On Monday, I received the terrifying message from my boyfriend that he was interested in hooking up with this girl at our high school. I felt betrayed, horrified, and above all terrified. The world spun, quite literally, as I prevented myself from having a panic attack. To be fair, we are in an open relationship, but I was unprepared for the suddenness in which the relationship had, in fact, become open. To me, it was still as if nothing had changed, while everything in the world had.
I pulled an all-nighter that night, my thoughts spinning, tears flowing, as I tried to confront my biggest fear: I wasn’t good enough. This conception, this fear had no merit, as I sat on the phone wit him slowly repeating “You are better than anyone I know. You are good enough. I will never leave you for her. I will always be there for you, why can’t you understand that?”
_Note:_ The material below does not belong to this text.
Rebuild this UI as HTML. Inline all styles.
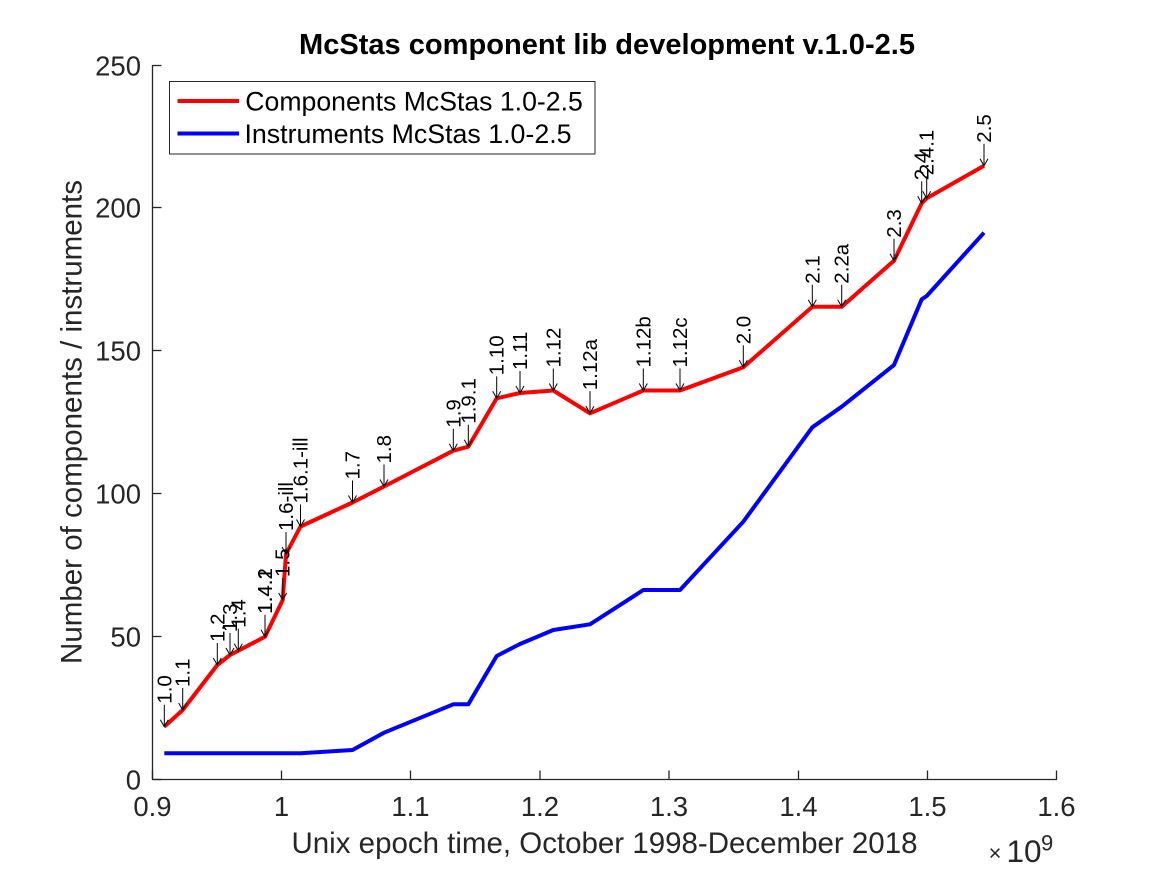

And why couldn’t I? I guess it’s the innate problem I have with truly accepting the fact that I deserve this relationship, that I deserve to be this happy, that I’m good enough for him to stay devoted to throughout this long distance relationship. With the revelation that he was interested in this other girl, it was if he were proclaiming his intention to leave me.
I’ve since calmed down, since… slowly accepted the fact that our relationship has changed, but his love for me hasn’t. And in order for the love to remain strong, to gain strength, I have to accept that our relationship must change, that I must let it evolve with time, and just trust that he’ll come back to me. Lord knows that I hate trusting people. I struggle with it. But for him? For him, I can manage. I can bide my time until the point where we can, in fact, be together once more.
I’ve never been more in love with my boyfriend. I’m only eighteen, but lord knows I could stay with him for the long run, it’s just a matter of getting through the obstacles that come with the modern world, that come with life, and that come with self-doubt.